Promises. They are certainly powerful things. When they are made, and kept, they can form a strong relationship between people. When Hurricane Sandy hit the east coast several years ago, my brother’s home was hit hard by the storm surge. He had extensive damage to the lower level and was without power for 3-4 weeks. I was here in the Chicago area high and dry and struggled for a couple days about whether I should leave home and go help my brother. Finally, I promised his wife that I would be there and drove across the country, generator in tow, to NJ. I spent a week helping him get back on his feet. To this day, nothing has bonded us together as did that promise made, and promise kept.
But when they are made, and left unkept, they can damage a relationship. There are the times that I promised Elise that I would be home at a certain time after a motorcycle ride so that we could go out on a date together. Of course, more often than not, something would hold me up and had to cancel our date. Elise is always saying to me, “I never get my hopes up, so that I won’t be disappointed.” It is said that every broken promise is a broken heart. Marriage itself is a promise, of course. We promise each other that we will remain faithful in sickness and in health, for richer or for poorer until death do us part.
My older brother was married to a really wonderful girl. I told him when they were dating that he would be crazy to let her go. He didn’t. When he was 48 he had a cerebral aneurysm and went into a coma. He came out of the coma but was never “normal” again. He suffered neurological handicaps, he had repeated seizures, became very difficult to deal with overall, eventually winding up in a nursing home and passing away at the age of 58. Halfway through the ordeal, his wife decided to divorce him and return to her home state. Leaving my elderly Mother to care for my brother. Saw this quote about marriage while doing my research:
“In a marriage, you’re promising to care about everything. The good things, the bad things, the terrible things, the mundane things… all of it, all of the time, every day. You’re saying “Your life will not go unnoticed because I will notice it. Your life will not go un-witnessed because I will be your witness”. (Susan Sarandon – Shall we Dance)
The most famous broken promise came from Peter when he said to Jesus that he would never leave him.
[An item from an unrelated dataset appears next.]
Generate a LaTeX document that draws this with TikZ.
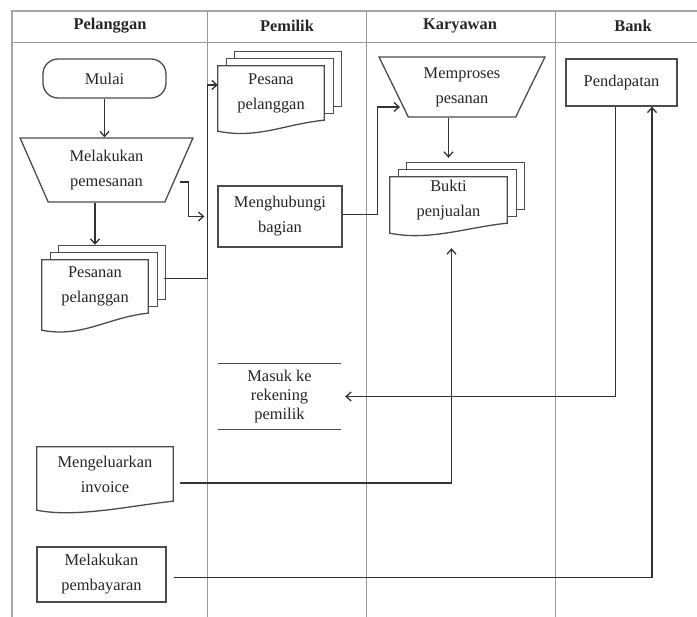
\documentclass[tikz,border=0pt]{standalone}
\usepackage{fontspec}
\setmainfont{Liberation Serif}
\usetikzlibrary{shapes.geometric,arrows.meta,backgrounds}

\tikzset{
  base/.style={align=center, inner sep=0pt, text=black!85,
    font=\fontsize{16.4}{25}\selectfont},
  head/.style={base, font=\fontsize{16.4}{20}\selectfont\bfseries},
  proc/.style={base, draw=black!70, line width=1.3pt},
  term/.style={proc, rounded corners=15pt},
  manual/.style={proc, trapezium, trapezium stretches=true, shape border rotate=180},
  docnode/.style={base},
  shapeline/.style={draw=black!70, line width=1.3pt, fill=white},
  lane/.style={draw=black!40, line width=0.9pt},
  frame/.style={draw=black!35, line width=1.6pt},
  flow/.style={draw=black!80, line width=1.3pt, -{Straight Barb[length=5pt,width=9pt]}}
}

% document page with a wavy lower edge
\newcommand{\docpage}[2]{%
  \draw[shapeline] (#1.north west) -- (#1.north east) -- (#1.south east)
    .. controls +(-40,4) and +(40,8) .. ([yshift=-#2pt]#1.south west) -- cycle;
}
% stack of three pages
\newcommand{\docstack}[2]{%
  \foreach \dx/\dy in {17/14, 9/7} {
    \draw[shapeline] ([xshift=\dx pt,yshift=\dy pt]#1.north west)
      rectangle ([xshift=\dx pt,yshift=\dy pt]#1.south east);
  }
  \docpage{#1}{#2}
}

\begin{document}
\begin{tikzpicture}[x=1pt, y=-1pt]
\useasboundingbox (0,0) rectangle (697,617);

% headers
\node[head] (hpelanggan) at (110,26)  {Pelanggan};
\node[head] (hpemilik)   at (287,26)  {Pemilik};
\node[head] (hkaryawan)  at (460,26)  {Karyawan};
\node[head] (hbank)      at (633,26)  {Bank};

% Pelanggan
\node[term, minimum width=123pt, minimum height=39pt] (mulai) at (104.5,78.5) {Mulai};
\node[manual, trapezium angle=66, minimum width=173pt, minimum height=64pt] (pesan) at (106.5,170) {Melakukan\\pemesanan};
\node[docnode, minimum width=106pt, minimum height=53pt] (pesanan) at (95,286.5) {Pesanan\\pelanggan};
\node[docnode, minimum width=136pt, minimum height=54pt] (invoice) at (105,474) {Mengeluarkan\\invoice};
\node[proc, minimum width=129pt, minimum height=55pt] (pembayaran) at (101.5,574.5) {Melakukan\\pembayaran};

% Pemilik
\node[docnode, minimum width=106pt, minimum height=54pt] (pesana) at (271,93) {Pesana\\pelanggan};
\node[proc, minimum width=124pt, minimum height=61pt] (hubungi) at (280,216.5) {Menghubungi\\bagian};
\node[base, minimum width=123pt, minimum height=65pt, font=\fontsize{16.4}{19}\selectfont] (rekening) at (279.5,396.5) {Masuk ke\\rekening\\pemilik};

% Karyawan
\node[manual, trapezium angle=62, minimum width=166pt, minimum height=60pt] (memproses) at (462,87) {Memproses\\pesanan};
\node[docnode, minimum width=117pt, minimum height=46pt] (bukti) at (448.5,200) {Bukti\\penjualan};

% Bank
\node[proc, minimum width=111pt, minimum height=47pt] (pendapatan) at (621.5,82.5) {Pendapatan};

\begin{scope}[on background layer]
  \draw[frame] (12,617) -- (12,11) -- (697,11);
  \draw[lane] (12,42) -- (697,42);
  \foreach \x in {207,366,555}
    \draw[lane] (\x,11) -- (\x,617);
  \docstack{pesanan}{17}
  \docstack{pesana}{11}
  \docstack{bukti}{10}
  \docpage{invoice}{9}
  \draw[shapeline] (rekening.north west) -- (rekening.north east)
    (rekening.south west) -- (rekening.south east);
\end{scope}

\path
(mulai.south) edge[flow] (mulai.south |- pesan.north)
(pesan.south -| pesanan.north) edge[flow, shorten >=15pt] (pesanan.north)
(bukti.north |- memproses.south) edge[flow, shorten >=19pt] (bukti.north);

\draw[flow, shorten >=13pt] ([yshift=-12pt]pesan.east) -- ++(9,0) |- (hubungi.west);
\draw[flow] ([xshift=16pt,yshift=8pt]pesanan.east) -- ++(43,0) |- ([yshift=8pt]pesana.west);
\draw[flow] ([yshift=2pt]hubungi.east) -- ++(35,0) |- ([xshift=7pt,yshift=-20pt]memproses.west);
\draw[flow, shorten >=4pt] ([xshift=-6pt]pendapatan.south) |- (rekening.east);
\draw[flow, shorten <=7pt, shorten >=25pt] ([yshift=-9pt]invoice.east) -| ([xshift=3pt]bukti.south);
\draw[flow, shorten <=7pt] ([yshift=-3pt]pembayaran.east) -| ([xshift=30.5pt]pendapatan.south);
\end{tikzpicture}
\end{document}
Yet he denied Christ three times. He also promised to stay awake and wait for Jesus to return in the Garden of Gethsemane.
So sometimes promises are kept, and sometimes they are not. In today’s Gospel, Christ makes it abundantly clear that we are not to make oaths…promises. Why? Isn’t it a virtuous thing to promise someone that you will do something courageous or valiant for them? To rescue them or return from war to them. It is the stuff for on screen close ups. But is it really the stuff for life? Jesus tells His apostles:
But I say to you, do not swear at all;
not by heaven, for it is God’s throne;
nor by the earth, for it is his footstool;
nor by Jerusalem, for it is the city of the great King.
Do not swear by your head,
for you cannot make a single hair white or black.
In other words, you don’t control the things you need to control that would enable you to keep most of your vows. Only God can do that. There are many things that can stand in the way of you keeping your promise, and thus crushing the spirit of those you have made the promise to. Instead, Jesus tells them:
Let your ‘Yes’ mean ‘Yes,’ and your ‘No’ mean ‘No.’
Anything more is from the Evil One.”
In other words, as Maverick says to Rooster in Top Gun: “Don’t think, just do!” There is no need to promise that you WILL do something…just do it. Be firm of mind and firm of decision. In today’s first reading from Acts, Barnabas goes to Antioch and is driven by the Holy Spirit to help the new believers come closer to Christ. He goes to Tarsus to bring Saul back to Antioch. There was no need to promise anything. He saw what was needed to be done and did it.
And as a final example, there is the story of Louie Zamperini, the American Prisoner of War who suffered extreme torture at the hands of the Japanese during World War II. At some point in the ordeal, he made an “If…then” promise to God. “If you save me, I will serve you forever.” And He did…and he did. Great story. But one does nit make bargains with God. You pledge to serve Him through anything. Not only if things turn out well for you. Look at the countless martyrs for the faith. God didn’t “save” them. At least not in the secular sense. And in the end, that is what a promise amounts to. A bargain with the other person that you is likely not in your power to control. So rather than promise…just do it (sorry Nike).